* _Listed entries_:
--- begin ---

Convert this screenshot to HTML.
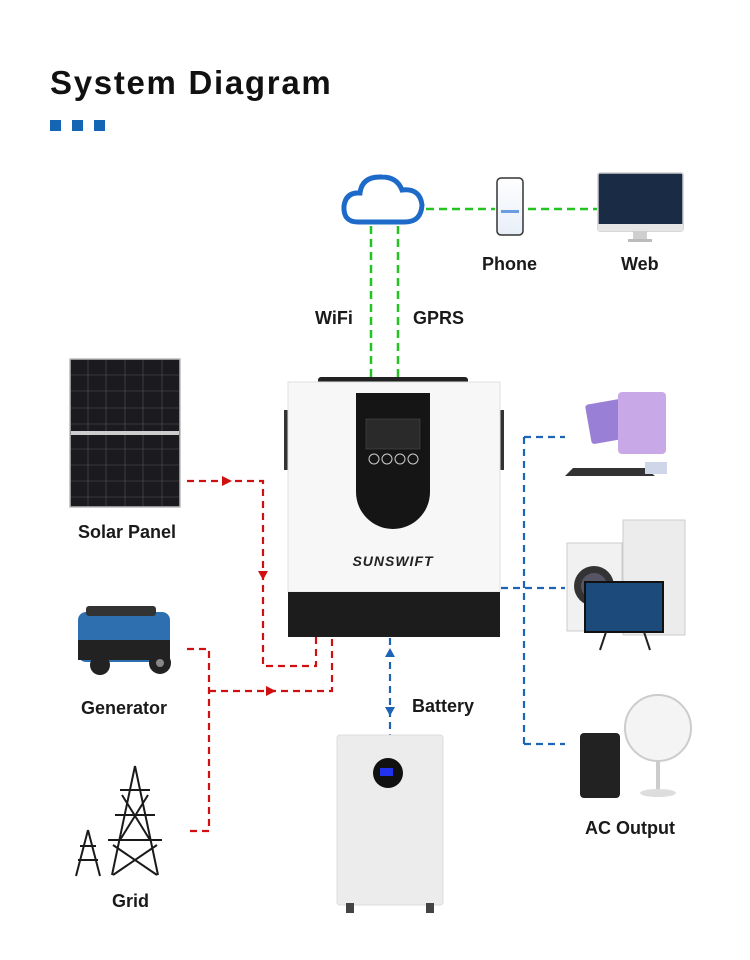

--- end ---
--- begin ---

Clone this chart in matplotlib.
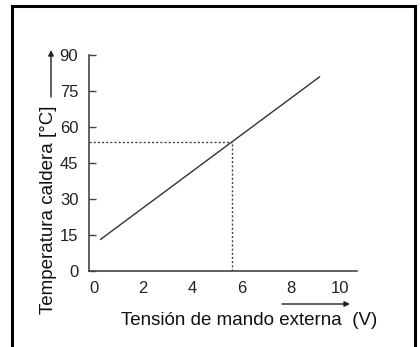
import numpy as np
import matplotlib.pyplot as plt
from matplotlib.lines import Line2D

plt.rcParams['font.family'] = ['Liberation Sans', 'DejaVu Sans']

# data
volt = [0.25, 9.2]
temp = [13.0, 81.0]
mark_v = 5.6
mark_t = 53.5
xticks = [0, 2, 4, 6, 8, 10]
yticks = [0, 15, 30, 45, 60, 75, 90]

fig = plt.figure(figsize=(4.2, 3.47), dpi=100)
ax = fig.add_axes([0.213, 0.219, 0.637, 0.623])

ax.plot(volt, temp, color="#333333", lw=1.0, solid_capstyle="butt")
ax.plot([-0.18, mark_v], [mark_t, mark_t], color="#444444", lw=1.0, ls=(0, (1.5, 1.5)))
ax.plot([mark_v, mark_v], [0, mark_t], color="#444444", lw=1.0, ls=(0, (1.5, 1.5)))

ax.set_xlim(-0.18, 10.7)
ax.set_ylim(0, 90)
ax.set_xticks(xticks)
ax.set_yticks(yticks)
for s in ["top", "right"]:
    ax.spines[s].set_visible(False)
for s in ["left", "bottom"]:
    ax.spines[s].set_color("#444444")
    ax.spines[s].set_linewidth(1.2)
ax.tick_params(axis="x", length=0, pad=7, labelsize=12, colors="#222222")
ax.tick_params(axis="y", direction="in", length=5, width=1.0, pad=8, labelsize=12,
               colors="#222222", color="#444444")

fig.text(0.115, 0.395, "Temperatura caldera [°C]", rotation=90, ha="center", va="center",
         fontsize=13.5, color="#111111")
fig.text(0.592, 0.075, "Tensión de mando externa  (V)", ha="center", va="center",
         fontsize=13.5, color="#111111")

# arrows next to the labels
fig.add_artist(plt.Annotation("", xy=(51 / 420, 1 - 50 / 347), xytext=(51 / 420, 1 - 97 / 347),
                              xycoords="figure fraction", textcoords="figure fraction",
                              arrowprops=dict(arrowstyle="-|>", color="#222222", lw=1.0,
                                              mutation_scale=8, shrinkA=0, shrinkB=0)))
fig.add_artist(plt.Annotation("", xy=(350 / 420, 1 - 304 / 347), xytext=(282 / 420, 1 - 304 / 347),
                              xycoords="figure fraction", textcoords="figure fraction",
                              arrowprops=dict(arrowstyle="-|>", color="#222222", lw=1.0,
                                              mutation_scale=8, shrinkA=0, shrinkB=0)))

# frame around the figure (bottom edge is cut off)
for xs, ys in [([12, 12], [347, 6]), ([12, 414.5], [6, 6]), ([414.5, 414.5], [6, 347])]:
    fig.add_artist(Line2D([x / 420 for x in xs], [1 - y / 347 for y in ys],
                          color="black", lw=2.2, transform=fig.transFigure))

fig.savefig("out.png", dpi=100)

--- end ---

* _Task brief_: Include both the line containing "Clone this chart in matplotlib." and the line containing "yticks = [0, 15, 30, 45, 60, 75, 90]" when you write out everything between them, exactly. Leave the pictures out.

* _Answer_:
Clone this chart in matplotlib.
import numpy as np
import matplotlib.pyplot as plt
from matplotlib.lines import Line2D

plt.rcParams['font.family'] = ['Liberation Sans', 'DejaVu Sans']

# data
volt = [0.25, 9.2]
temp = [13.0, 81.0]
mark_v = 5.6
mark_t = 53.5
xticks = [0, 2, 4, 6, 8, 10]
yticks = [0, 15, 30, 45, 60, 75, 90]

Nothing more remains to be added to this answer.